6. The electrical contact as claimed in claim 5, wherein the contact portions have sectional widths larger than those of the free ends of the spring arms respectively, for providing relatively large contact areas with the electrical interfaces.

7. The electrical contact as claimed in claim 6, wherein the retention portion has a pair of vertical lateral locating sections divided by the first and second spring arms, the locating sections each have barbs protruding outwardly from a lateral side edge thereof for interfering fixing the contact in the connector.

8. The electrical contact as claimed in claim 7, the spring arms angularly diverge as they extend from the retention portion.

9. An electrical connector assembly comprising:

an insulative housing defining opposite upper and lower faces with a plurality of through passageways respectively extending therethrough;

a plurality of contacts disposed in the corresponding passageways, respectively, each of said contacts including a vertical retention section essentially abutting against an internal wall in the corresponding passageway, an upper spring arm extending from an upper portion of the retention section and a lower spring arm extending from a lower portion of the retention section, an upper cantilever arm inwardly extending from a distal end of the upper spring arm toward the housing, a lower cantilever arm inwardly extending from a distal end of the lower spring arm toward the housing, an upper contact area formed around an joint of the upper spring arm and the upper cantilever arm, a lower contact area formed around an joint of the lower spring arm and the lower cantilever arm, an upper mating section formed at a distal end of the upper cantilever arm, a lower mating section formed at a distal end of the lower cantilever arm; and

the upper contact area extending out of the upper face, the lower contact area extending out of the lower face, said upper contact area and said lower contact area pressed by corresponding electronic components, respectively, to have the corresponding upper spring arm and lower spring arm deflected toward each other;

wherein the respective upper and lower mating section extend along a first inclined direction, and are widened in a second inclined direction substantially perpendicular to said first inclined direction as compared with the corresponding free ends of the cantilever arms.

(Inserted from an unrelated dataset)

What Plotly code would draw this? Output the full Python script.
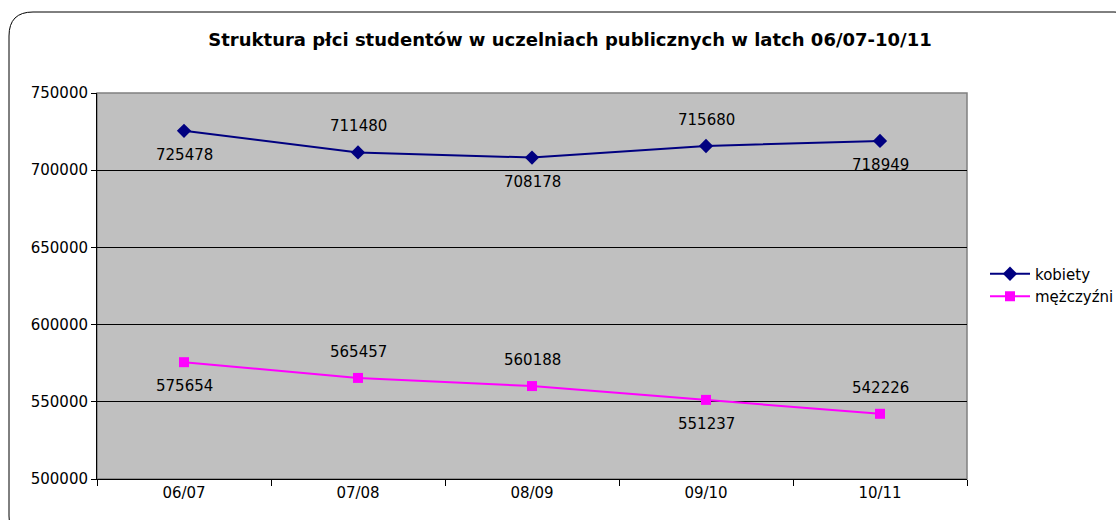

10. The electrical connector assembly as claimed in claim 9 wherein said upper and lower contact areas are widened essentially in a transverse direction for engagement consideration.

11. The electrical connector assembly as claimed in claim 9 wherein said upper cantilever arm also backwardly extends from the distal end of the upper spring arm, and said lower cantilever arm also backwardly extends from the distal end of the lower spring arm, so that the joint of the upper spring arm and the upper cantilever arm and the joint of the lower spring arm and the lower cantilever arm are essentially farther away from the retention section than any other portions of the contact.

12. The electrical connector assembly as claimed in claim 9 wherein deflection of said upper spring arm and said lower spring arm continues until the upper mating section and the lower mating section are mated with each other, and said electronic components are supported by means other than said contact.

13. The electrical connector assembly as claimed in claim 9 wherein the upper mating section and lower mating section are essentially not parallel to each other while having edges parallel to each other for normally confronting each other in a vertical direction.